-- begin --

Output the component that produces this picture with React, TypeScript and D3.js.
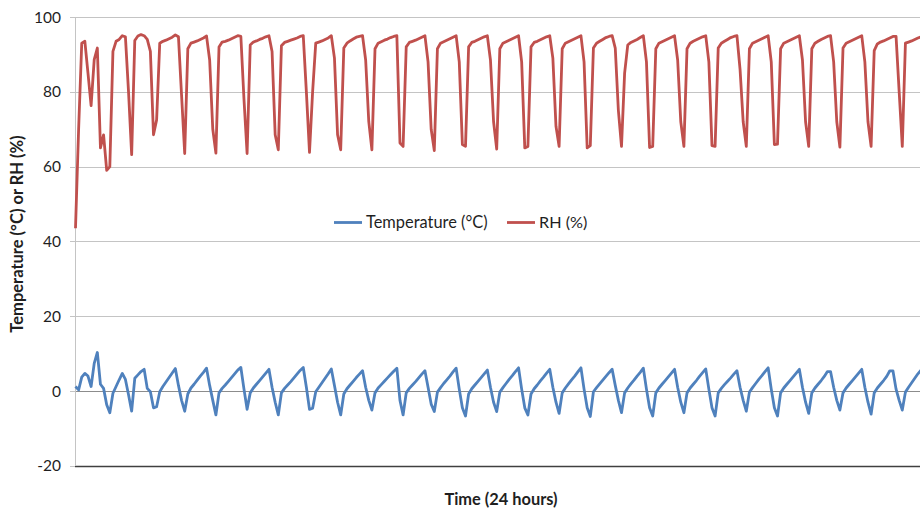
import * as d3 from "d3";

// RH (%) readings, one point per time step (first 35 irregular, then 10-step cycles)
const rhValues = [
  43.5, 70.0, 93.0, 93.5, 85.0, 76.3, 88.6, 91.7, 65.0, 68.5,
  59.0, 60.0, 90.8, 93.5, 94.0, 95.0, 94.7, 80.0, 63.2, 93.7,
  94.9, 95.3, 95.0, 94.0, 90.8, 68.5, 72.5, 93.0, 93.5, 93.8,
  94.2, 94.6, 95.2, 94.7, 79.0,
  63.5, 91.5, 93.0, 93.3, 93.6, 94.0, 94.4, 94.9, 88.5, 70.0,
  63.6, 92.0, 93.3, 93.5, 93.8, 94.2, 94.6, 95.0, 94.8, 78.0,
  63.5, 92.5, 93.3, 93.6, 94.0, 94.3, 94.7, 95.0, 90.8, 68.5,
  64.5, 92.3, 93.2, 93.5, 93.8, 94.1, 94.4, 94.8, 95.0, 80.0,
  63.8, 80.0, 93.0, 93.3, 93.6, 94.0, 94.4, 95.0, 89.0, 68.5,
  64.5, 91.7, 93.0, 93.6, 94.1, 94.6, 94.8, 95.0, 88.5, 72.0,
  64.5, 91.5, 93.0, 93.4, 93.8, 94.1, 94.5, 94.8, 95.0, 66.3,
  65.4, 92.0, 93.2, 93.5, 93.8, 94.2, 94.6, 95.0, 88.0, 70.0,
  64.3, 91.5, 93.0, 93.4, 93.8, 94.2, 94.6, 95.0, 88.0, 65.9,
  65.4, 92.0, 93.2, 93.5, 93.9, 94.3, 94.7, 95.0, 88.5, 72.0,
  64.7, 91.5, 93.0, 93.4, 93.8, 94.2, 94.6, 95.0, 88.0, 65.0,
  65.4, 92.0, 93.2, 93.5, 93.9, 94.3, 94.7, 95.0, 89.0, 70.8,
  65.4, 91.5, 93.0, 93.4, 93.8, 94.2, 94.6, 95.0, 88.0, 65.0,
  65.6, 91.7, 93.0, 93.5, 94.0, 94.5, 94.8, 95.0, 91.7, 75.0,
  65.4, 85.0, 92.5, 93.2, 93.6, 94.0, 94.5, 95.0, 88.0, 65.1,
  65.4, 91.5, 93.0, 93.4, 93.8, 94.2, 94.6, 95.0, 88.5, 72.0,
  65.4, 91.5, 93.0, 93.5, 93.9, 94.3, 94.7, 95.0, 88.0, 65.6,
  65.4, 91.7, 93.0, 93.5, 94.0, 94.5, 94.8, 95.0, 86.0, 72.0,
  65.4, 91.5, 93.0, 93.4, 93.8, 94.2, 94.6, 95.0, 88.0, 65.9,
  66.0, 91.5, 93.0, 93.4, 93.8, 94.2, 94.6, 95.0, 88.5, 72.0,
  65.4, 91.5, 93.0, 93.5, 94.0, 94.4, 94.8, 95.0, 88.0, 72.0,
  65.2, 91.7, 93.0, 93.4, 93.8, 94.2, 94.6, 95.0, 88.0, 72.0,
  65.4, 91.0, 92.8, 93.3, 93.6, 94.0, 94.4, 94.8, 94.8, 80.0,
  65.4, 93.0, 93.3, 93.6, 94.0, 94.4, 94.7,
];

// Temperature (°C) readings, same time steps
const tempValues = [
  1.2, 0.3, 3.7, 4.7, 4.0, 1.2, 7.4, 10.3, 1.8, 0.7,
  -3.7, -5.8, -0.6, 1.2, 3.0, 4.7, 3.1, -1.0, -5.4, 3.4,
  4.3, 5.2, 5.8, 0.7, -0.2, -4.5, -4.2, -0.2, 1.2, 2.4,
  3.6, 4.8, 6.0, 1.5, -2.5,
  -5.4, -0.8, 0.8, 1.8, 2.9, 4.0, 5.0, 6.1, 1.5, -2.5,
  -6.4, -0.5, 0.7, 1.6, 2.6, 3.6, 4.6, 5.6, 6.3, 0.5,
  -4.9, -0.5, 0.8, 1.8, 2.8, 3.8, 4.8, 5.8, 1.0, -3.0,
  -6.4, -0.5, 0.7, 1.6, 2.5, 3.5, 4.5, 5.5, 6.3, 1.0,
  -4.9, -4.6, -0.2, 1.0, 2.2, 3.4, 4.6, 5.9, 1.5, -3.0,
  -6.4, -0.8, 0.6, 1.6, 2.6, 3.6, 4.5, 5.4, 1.0, -2.5,
  -5.1, -0.5, 0.8, 1.7, 2.6, 3.5, 4.4, 5.3, 6.1, -2.5,
  -6.4, -0.5, 0.7, 1.6, 2.5, 3.5, 4.5, 5.4, 1.0, -3.5,
  -5.5, -0.3, 0.9, 2.0, 3.0, 4.0, 5.1, 6.1, 0.5, -4.5,
  -6.7, -0.8, 0.6, 1.6, 2.6, 3.6, 4.6, 5.6, 1.0, -3.0,
  -5.5, -0.3, 0.9, 2.0, 3.1, 4.1, 5.2, 6.2, 0.5, -4.5,
  -6.4, -0.8, 0.6, 1.6, 2.7, 3.7, 4.8, 5.8, 1.0, -3.0,
  -6.0, -0.5, 0.8, 1.9, 3.0, 4.0, 5.1, 6.2, 0.5, -4.5,
  -6.8, -0.2, 0.9, 1.9, 2.9, 3.9, 4.9, 5.8, 1.5, -2.5,
  -5.8, -0.5, 0.8, 1.9, 2.9, 4.0, 5.0, 6.1, 0.5, -4.5,
  -6.7, -0.5, 0.8, 1.8, 2.8, 3.8, 4.8, 5.8, 1.0, -3.0,
  -5.8, -0.5, 0.8, 1.8, 2.8, 3.9, 4.9, 5.9, 0.5, -4.5,
  -6.7, -0.5, 0.7, 1.7, 2.6, 3.5, 4.5, 5.4, 1.0, -2.5,
  -5.4, -0.3, 0.9, 2.0, 3.1, 4.1, 5.2, 6.2, 0.5, -4.5,
  -6.7, -0.5, 0.8, 1.8, 2.8, 3.8, 4.8, 5.8, 1.0, -3.0,
  -6.0, -0.5, 0.8, 1.8, 2.8, 3.9, 5.2, 5.2, 1.0, -2.5,
  -5.1, -0.5, 0.8, 1.8, 2.8, 3.8, 4.8, 5.8, 1.0, -3.0,
  -6.2, -0.5, 0.8, 1.8, 2.8, 3.9, 5.4, 5.4, 0.5, -2.5,
  -5.1, -0.3, 1.0, 2.2, 3.4, 4.6, 5.6,
];

const yTicks = [-20, 0, 20, 40, 60, 80, 100];
const seriesNames = ["Temperature (°C)", "RH (%)"];
const seriesColors = ["#4f81bd", "#c0504d"];

const FONT = "Lato, 'Open Sans', sans-serif";

export default function App() {
  const width = 920;
  const height = 510;
  const left = 75.5;
  const step = 3.12; // px per sample, 288 samples over 24 h (plot runs past the frame)
  const nSamples = 288;

  const x = d3.scaleLinear().domain([0, nSamples - 1]).range([left, left + (nSamples - 1) * step]);
  const y = d3.scaleLinear().domain([-20, 100]).range([465.8, 17]);

  const line = d3
    .line<number>()
    .x((_, i) => x(i))
    .y((d) => y(d));

  return (
    <svg
      width={width}
      height={height}
      style={{ position: "absolute", left: 0, top: 0, background: "#fff" }}
      fontFamily={FONT}
    >
      {/* gridlines */}
      {yTicks.map((t) => (
        <line
          key={t}
          x1={75}
          x2={width}
          y1={Math.round(y(t)) + 0.5}
          y2={Math.round(y(t)) + 0.5}
          stroke={t === -20 ? "#404040" : t === 0 ? "#8c8c8c" : "#c4c4c4"}
          strokeWidth={t === -20 ? 1.5 : 1}
        />
      ))}
      {/* value axis */}
      <line x1={75.5} x2={75.5} y1={y(100)} y2={y(-20)} stroke="#c4c4c4" />
      {yTicks.map((t) => (
        <g key={"t" + t}>
          <line x1={70} x2={75} y1={Math.round(y(t)) + 0.5} y2={Math.round(y(t)) + 0.5} stroke="#c4c4c4" />
          <text x={61} y={y(t)} dy="0.36em" textAnchor="end" fontSize={15.5} fill="#1f1f1f">
            {t}
          </text>
        </g>
      ))}

      {/* series */}
      <path d={line(tempValues) ?? ""} fill="none" stroke={seriesColors[0]} strokeWidth={2.8} strokeLinejoin="round" />
      <path d={line(rhValues) ?? ""} fill="none" stroke={seriesColors[1]} strokeWidth={2.8} strokeLinejoin="round" />

      {/* legend */}
      <g>
        <line x1={334} x2={362} y1={222.5} y2={222.5} stroke={seriesColors[0]} strokeWidth={2.8} />
        <text x={366} y={228} fontSize={16.4} fill="#1f1f1f">
          {seriesNames[0]}
        </text>
        <line x1={507} x2={535} y1={222.5} y2={222.5} stroke={seriesColors[1]} strokeWidth={2.8} />
        <text x={539} y={228} fontSize={16.2} fill="#1f1f1f">
          {seriesNames[1]}
        </text>
      </g>

      {/* axis titles */}
      <text
        transform="translate(23,234) rotate(-90)"
        textAnchor="middle"
        fontSize={16.5}
        fontWeight="bold"
        fill="#1f1f1f"
      >
        Temperature (°C) or RH (%)
      </text>
      <text x={501} y={505} textAnchor="middle" fontSize={16.4} fontWeight="bold" fill="#1f1f1f">
        Time (24 hours)
      </text>
    </svg>
  );
}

-- end --

Extract, word for word, each line from the top of the data down to and including the line with "import * as"; skip the pictures.

Output the component that produces this picture with React, TypeScript and D3.js.
import * as d3 from "d3";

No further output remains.